### RECORDED INFORMATION
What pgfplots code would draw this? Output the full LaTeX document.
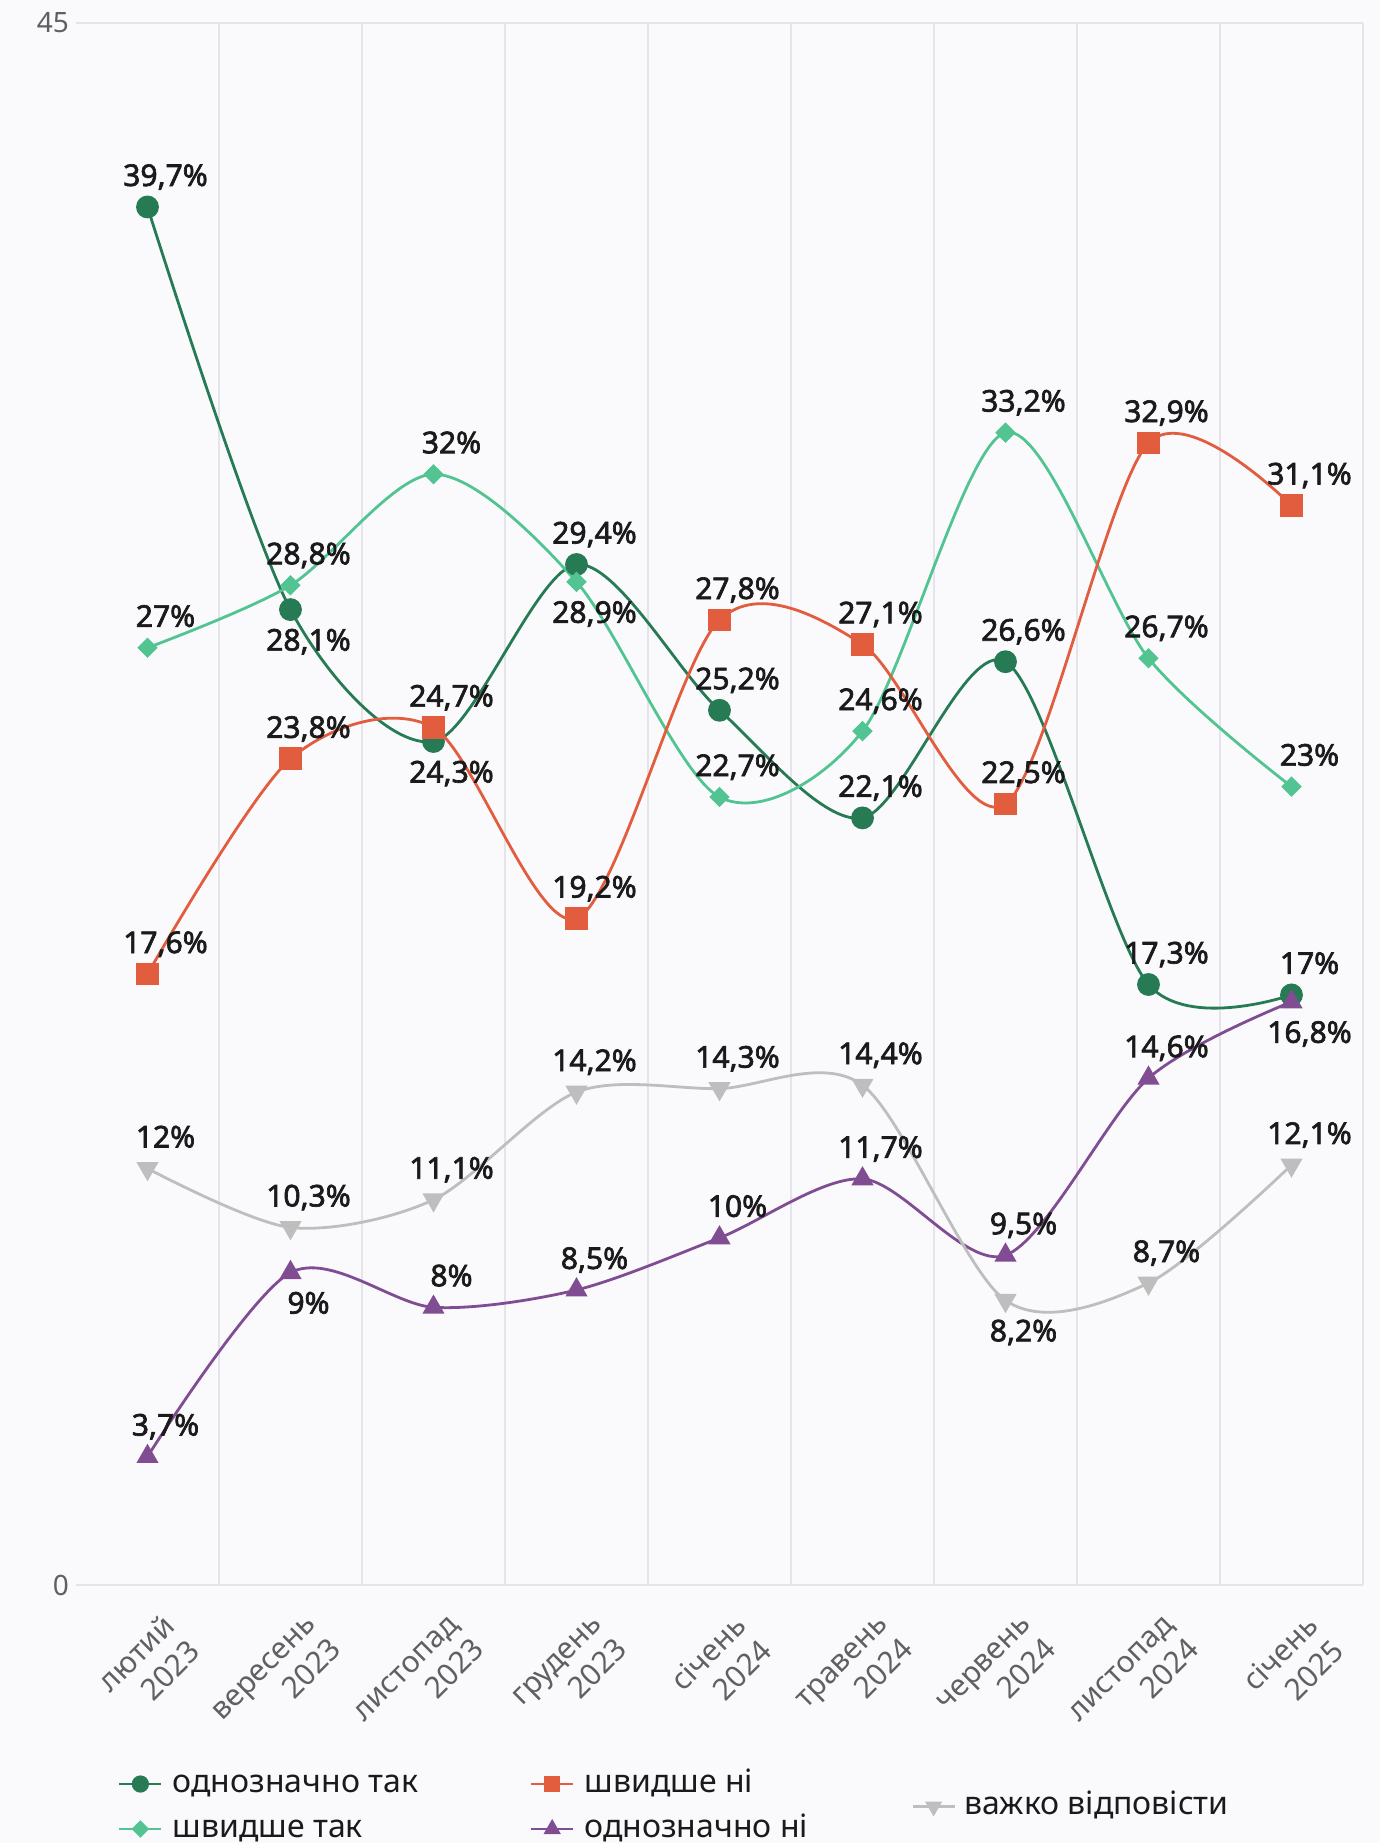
\documentclass[border=0pt]{standalone}
\usepackage{fontspec}
\setmainfont{Noto Sans}[AutoFakeBold=2.2]
\usepackage{pgfplots}
\pgfplotsset{compat=1.18}
\definecolor{cA}{RGB}{38,122,84}
\definecolor{cB}{RGB}{82,196,146}
\definecolor{cC}{RGB}{226,92,62}
\definecolor{cD}{RGB}{128,76,146}
\definecolor{cE}{RGB}{190,190,190}
\definecolor{bg}{RGB}{250,250,253}
\definecolor{gridc}{RGB}{228,228,234}
\definecolor{basec}{RGB}{204,214,235}
\definecolor{tickc}{RGB}{96,96,96}
\definecolor{labc}{RGB}{26,26,26}
\pgfplotsset{
  lab/.style={
    nodes near coords={\pgfmathprintnumber{\pgfplotspointmeta}\%},
    visualization depends on={value \thisrow{d} \as \dy},
    every node near coord/.append style={anchor=base, inner sep=0pt,
      xshift=9pt, yshift=\dy*1pt,
      font=\fontsize{15pt}{18pt}\selectfont\bfseries, text=labc}
  }
}
\begin{document}
\begin{tikzpicture}
\fill[bg] (-38pt,-129pt) rectangle (652pt,792.5pt);
\begin{axis}[
  scale only axis, width=643.5pt, height=781pt,
  xmin=-0.5, xmax=8.5, ymin=0, ymax=45,
  clip=false,
  axis line style={draw=none},
  /pgf/number format/assume math mode=true,
  /pgf/number format/use comma,
  /pgf/number format/fixed,
  /pgf/number format/precision=1,
  xtick={0,...,8},
  xticklabels={{лютий\\2023},{вересень\\2023},{листопад\\2023},{грудень\\2023},{січень\\2024},{травень\\2024},{червень\\2024},{листопад\\2024},{січень\\2025}},
  major tick length=0pt, minor tick length=0pt,
  minor xtick={0.5,1.5,2.5,3.5,4.5,5.5,6.5,7.5,8.5},
  xminorgrids=true,
  minor x grid style={gridc, line width=0.6pt},
  ytick={45},
  ymajorgrids=true,
  major y grid style={gridc, line width=0.6pt},
  extra y ticks={0},
  extra y tick style={grid=major, major grid style={basec, line width=1.2pt}},
  tick label style={font=\fontsize{15pt}{18pt}\selectfont, text=tickc},
  yticklabel style={font=\fontsize{14pt}{17pt}\selectfont},
  xticklabel style={inner sep=0pt, xshift=17pt, yshift=-24pt, rotate=45, anchor=east, align=right},
  legend columns=3,
  legend cell align=left,
  legend style={draw=none, fill=none, at={(0,0)}, anchor=north west,
    xshift=21pt, yshift=-91.5pt, inner sep=0pt, outer sep=0pt, row sep=6.5pt,
    font=\fontsize{16pt}{19pt}\selectfont, text=labc,
    nodes={inner sep=0pt, text height=12pt, text depth=4pt},
    /tikz/every odd column/.append style={column sep=5pt}},
  legend image code/.code={\draw[mark repeat=2, mark phase=2, #1] plot coordinates {(0pt,0pt)(10.5pt,0pt)(21pt,0pt)};},
]
% однозначно так
\addplot[cA, line width=1.4pt, smooth, mark=*, mark size=5pt, lab, forget plot] table {
x y d
0 39.7 10.5
1 28.1 -20.5
2 24.3 -20.5
3 29.4 10.5
4 25.2 10.5
5 22.1 10.5
6 26.6 10.5
7 17.3 10.5
8 17.0 10.5
};
% швидше так
\addplot[cB, line width=1.4pt, smooth, mark=square*, mark size=2.9pt, mark options={rotate=45}, lab, forget plot] table {
x y d
0 27.0 10.5
1 28.8 10.5
2 32.0 10.5
3 28.9 -20.5
4 22.7 10.5
5 24.6 10.5
6 33.2 10.5
7 26.7 10.5
8 23.0 10.5
};
% швидше ні
\addplot[cC, line width=1.4pt, smooth, mark=square*, mark size=5pt, lab, forget plot] table {
x y d
0 17.6 10.5
1 23.8 10.5
2 24.7 10.5
3 19.2 10.5
4 27.8 10.5
5 27.1 10.5
6 22.5 10.5
7 32.9 10.5
8 31.1 10.5
};
% однозначно ні
\addplot[cD, line width=1.4pt, smooth, mark=triangle*, mark size=5pt, lab, forget plot] table {
x y d
0 3.7 10.5
1 9.0 -20.5
2 8.0 10.5
3 8.5 10.5
4 10.0 10.5
5 11.7 10.5
6 9.5 10.5
7 14.6 10.5
8 16.8 -20.5
};
% важко відповісти
\addplot[cE, line width=1.4pt, smooth, mark=triangle*, mark size=5pt, mark options={rotate=180}, lab, forget plot] table {
x y d
0 12.0 10.5
1 10.3 10.5
2 11.1 10.5
3 14.2 10.5
4 14.3 10.5
5 14.4 10.5
6 8.2 -20.5
7 8.7 10.5
8 12.1 10.5
};
\addlegendimage{cA, line width=1.4pt, mark=*, mark size=3.6pt}
\addlegendentry{\makebox[178.5pt][l]{однозначно так}}
\addlegendimage{cC, line width=1.4pt, mark=square*, mark size=3.4pt}
\addlegendentry{\makebox[164pt][l]{швидше ні}}
\addlegendimage{legend image code/.code={\path[draw=none, fill=none] (0pt,0pt) rectangle (21pt,0pt);
  \draw[overlay, yshift=-11.25pt, cE, line width=1.4pt, mark=triangle*, mark size=3.6pt, mark options={rotate=180}, mark repeat=2, mark phase=2] plot coordinates {(0pt,0pt)(10.5pt,0pt)(21pt,0pt)};}}
\addlegendentry{\raisebox{-11.25pt}[0pt][0pt]{важко відповісти}}
\addlegendimage{cB, line width=1.4pt, mark=square*, mark size=2.4pt, mark options={rotate=45}}
\addlegendentry{швидше так}
\addlegendimage{cD, line width=1.4pt, mark=triangle*, mark size=3.6pt}
\addlegendentry{однозначно ні}
\end{axis}
\pgfresetboundingbox
\path (-38pt,-129pt) rectangle (652pt,792.5pt);
\end{tikzpicture}
\end{document}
######
• _WHAT THE EXERCISE ASKS_:
Copy the material shown above in full and exactly. Skip the pictures.

• _OUTPUT_:
What pgfplots code would draw this? Output the full LaTeX document.
\documentclass[border=0pt]{standalone}
\usepackage{fontspec}
\setmainfont{Noto Sans}[AutoFakeBold=2.2]
\usepackage{pgfplots}
\pgfplotsset{compat=1.18}
\definecolor{cA}{RGB}{38,122,84}
\definecolor{cB}{RGB}{82,196,146}
\definecolor{cC}{RGB}{226,92,62}
\definecolor{cD}{RGB}{128,76,146}
\definecolor{cE}{RGB}{190,190,190}
\definecolor{bg}{RGB}{250,250,253}
\definecolor{gridc}{RGB}{228,228,234}
\definecolor{basec}{RGB}{204,214,235}
\definecolor{tickc}{RGB}{96,96,96}
\definecolor{labc}{RGB}{26,26,26}
\pgfplotsset{
  lab/.style={
    nodes near coords={\pgfmathprintnumber{\pgfplotspointmeta}\%},
    visualization depends on={value \thisrow{d} \as \dy},
    every node near coord/.append style={anchor=base, inner sep=0pt,
      xshift=9pt, yshift=\dy*1pt,
      font=\fontsize{15pt}{18pt}\selectfont\bfseries, text=labc}
  }
}
\begin{document}
\begin{tikzpicture}
\fill[bg] (-38pt,-129pt) rectangle (652pt,792.5pt);
\begin{axis}[
  scale only axis, width=643.5pt, height=781pt,
  xmin=-0.5, xmax=8.5, ymin=0, ymax=45,
  clip=false,
  axis line style={draw=none},
  /pgf/number format/assume math mode=true,
  /pgf/number format/use comma,
  /pgf/number format/fixed,
  /pgf/number format/precision=1,
  xtick={0,...,8},
  xticklabels={{лютий\\2023},{вересень\\2023},{листопад\\2023},{грудень\\2023},{січень\\2024},{травень\\2024},{червень\\2024},{листопад\\2024},{січень\\2025}},
  major tick length=0pt, minor tick length=0pt,
  minor xtick={0.5,1.5,2.5,3.5,4.5,5.5,6.5,7.5,8.5},
  xminorgrids=true,
  minor x grid style={gridc, line width=0.6pt},
  ytick={45},
  ymajorgrids=true,
  major y grid style={gridc, line width=0.6pt},
  extra y ticks={0},
  extra y tick style={grid=major, major grid style={basec, line width=1.2pt}},
  tick label style={font=\fontsize{15pt}{18pt}\selectfont, text=tickc},
  yticklabel style={font=\fontsize{14pt}{17pt}\selectfont},
  xticklabel style={inner sep=0pt, xshift=17pt, yshift=-24pt, rotate=45, anchor=east, align=right},
  legend columns=3,
  legend cell align=left,
  legend style={draw=none, fill=none, at={(0,0)}, anchor=north west,
    xshift=21pt, yshift=-91.5pt, inner sep=0pt, outer sep=0pt, row sep=6.5pt,
    font=\fontsize{16pt}{19pt}\selectfont, text=labc,
    nodes={inner sep=0pt, text height=12pt, text depth=4pt},
    /tikz/every odd column/.append style={column sep=5pt}},
  legend image code/.code={\draw[mark repeat=2, mark phase=2, #1] plot coordinates {(0pt,0pt)(10.5pt,0pt)(21pt,0pt)};},
]
% однозначно так
\addplot[cA, line width=1.4pt, smooth, mark=*, mark size=5pt, lab, forget plot] table {
x y d
0 39.7 10.5
1 28.1 -20.5
2 24.3 -20.5
3 29.4 10.5
4 25.2 10.5
5 22.1 10.5
6 26.6 10.5
7 17.3 10.5
8 17.0 10.5
};
% швидше так
\addplot[cB, line width=1.4pt, smooth, mark=square*, mark size=2.9pt, mark options={rotate=45}, lab, forget plot] table {
x y d
0 27.0 10.5
1 28.8 10.5
2 32.0 10.5
3 28.9 -20.5
4 22.7 10.5
5 24.6 10.5
6 33.2 10.5
7 26.7 10.5
8 23.0 10.5
};
% швидше ні
\addplot[cC, line width=1.4pt, smooth, mark=square*, mark size=5pt, lab, forget plot] table {
x y d
0 17.6 10.5
1 23.8 10.5
2 24.7 10.5
3 19.2 10.5
4 27.8 10.5
5 27.1 10.5
6 22.5 10.5
7 32.9 10.5
8 31.1 10.5
};
% однозначно ні
\addplot[cD, line width=1.4pt, smooth, mark=triangle*, mark size=5pt, lab, forget plot] table {
x y d
0 3.7 10.5
1 9.0 -20.5
2 8.0 10.5
3 8.5 10.5
4 10.0 10.5
5 11.7 10.5
6 9.5 10.5
7 14.6 10.5
8 16.8 -20.5
};
% важко відповісти
\addplot[cE, line width=1.4pt, smooth, mark=triangle*, mark size=5pt, mark options={rotate=180}, lab, forget plot] table {
x y d
0 12.0 10.5
1 10.3 10.5
2 11.1 10.5
3 14.2 10.5
4 14.3 10.5
5 14.4 10.5
6 8.2 -20.5
7 8.7 10.5
8 12.1 10.5
};
\addlegendimage{cA, line width=1.4pt, mark=*, mark size=3.6pt}
\addlegendentry{\makebox[178.5pt][l]{однозначно так}}
\addlegendimage{cC, line width=1.4pt, mark=square*, mark size=3.4pt}
\addlegendentry{\makebox[164pt][l]{швидше ні}}
\addlegendimage{legend image code/.code={\path[draw=none, fill=none] (0pt,0pt) rectangle (21pt,0pt);
  \draw[overlay, yshift=-11.25pt, cE, line width=1.4pt, mark=triangle*, mark size=3.6pt, mark options={rotate=180}, mark repeat=2, mark phase=2] plot coordinates {(0pt,0pt)(10.5pt,0pt)(21pt,0pt)};}}
\addlegendentry{\raisebox{-11.25pt}[0pt][0pt]{важко відповісти}}
\addlegendimage{cB, line width=1.4pt, mark=square*, mark size=2.4pt, mark options={rotate=45}}
\addlegendentry{швидше так}
\addlegendimage{cD, line width=1.4pt, mark=triangle*, mark size=3.6pt}
\addlegendentry{однозначно ні}
\end{axis}
\pgfresetboundingbox
\path (-38pt,-129pt) rectangle (652pt,792.5pt);
\end{tikzpicture}
\end{document}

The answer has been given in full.